As the saying goes, “it takes two to tango” and when conceiving this holds very true. Whilst we all know both a sperm and an egg are needed for fertilization, when it comes to a couple’s infertility, sometimes this basic concept falls by the wayside. As a male infertility specialist, I see many times that when the wife is unable to fall pregnant, she is the one that goes through a barrage of tests first, even sometimes with quite invasive ones, before any doctor considers investigation of the “male side of the equation”.

This is despite the fact that a male factor is either the primary cause or a significant contributor to a couple’s infertility about 50% of the time. It is important to note that infertility guidelines published around the world, from leading organizations, recommend that for an infertile couple with unexplained infertility, both the female and the male should be assessed AT THE SAME TIME. I have lost count of the number of times I have been referred a patient, and the problem was solely with the man, but it has taken many months and sometimes YEARS before a doctor decided to arrange for a male fertility assessment. This despite the wife going through multiple tests and treatments. For some couples “time is of the essence” and this delayed period of actually working out what the problem is, and with whom, is time that can never be recouped.

[e.n. While not sure how much of the blog readership this is the case for, there are many people who don’t check the male side of infertility because they are advised that from a halakhic perspective there is a problem testing a man. This is based on the assumption that the tests will involve masturbation (which is considered שכבת זרע לבטלה) and therefore they will exhaust all options of female infertility before even once testing the male. It is important to note that 1) not all rabbinic authorities would rule that this is שכבת זרע לבטלה since it’s for a clear purpose in moving forward fertility, and therefore check with your halakhic authority and 2) there are some medical alternatives to masturbating for sample collection. Those can be discussed both with your doctor and halakhic advisor.]

Furthermore, sometimes fixing a male cause of infertility can result in a couple avoiding IVF.  Even if a couple is destined for IVF, sometimes treating the male factor can improve the chances of successful IVF.

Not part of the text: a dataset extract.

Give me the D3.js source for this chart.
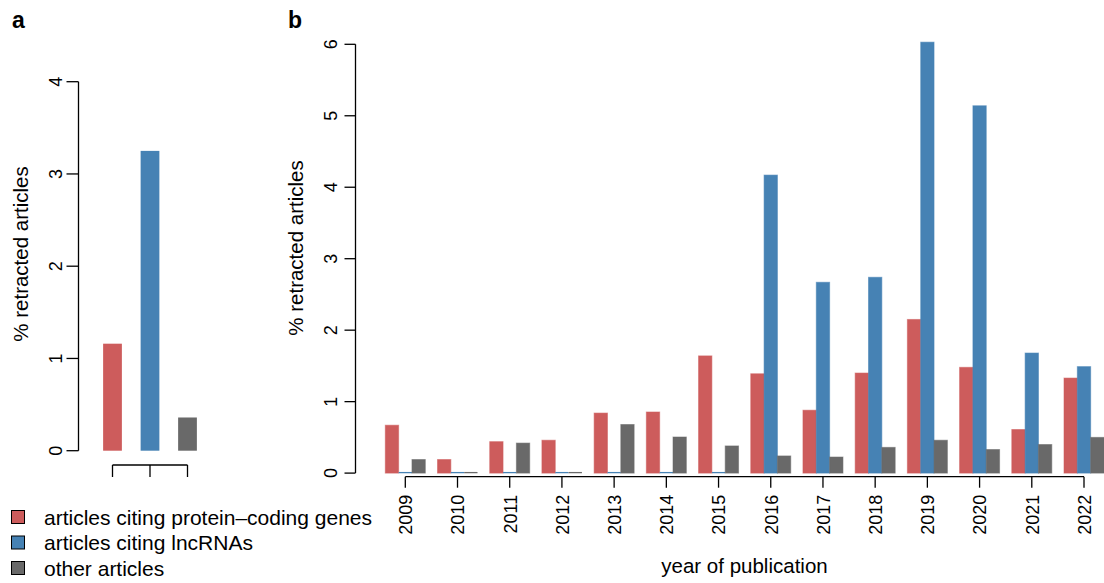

There are also several potential medical problems that can be associated with male infertility, so making this diagnosis is important to potentially help identify other medical health issues that may need treatment in their own right. Some of this is based on newer and emerging evidence and so it is important that if any tests are abnormal, the husband is assessed by a specialist in male infertility such as a urologist, who can not only treat the male problem but is well trained to assess for these other health issues. Also, some tests need halakhic guidance, so this also needs to be taken into consideration.

So the take-home message from this blog….A male factor is a contributor to infertility in 50% of cases, so don’t delay in getting assessed! If a problem is found, don’t just accept it – see a specialist who has specific sub-specialist training in male fertility.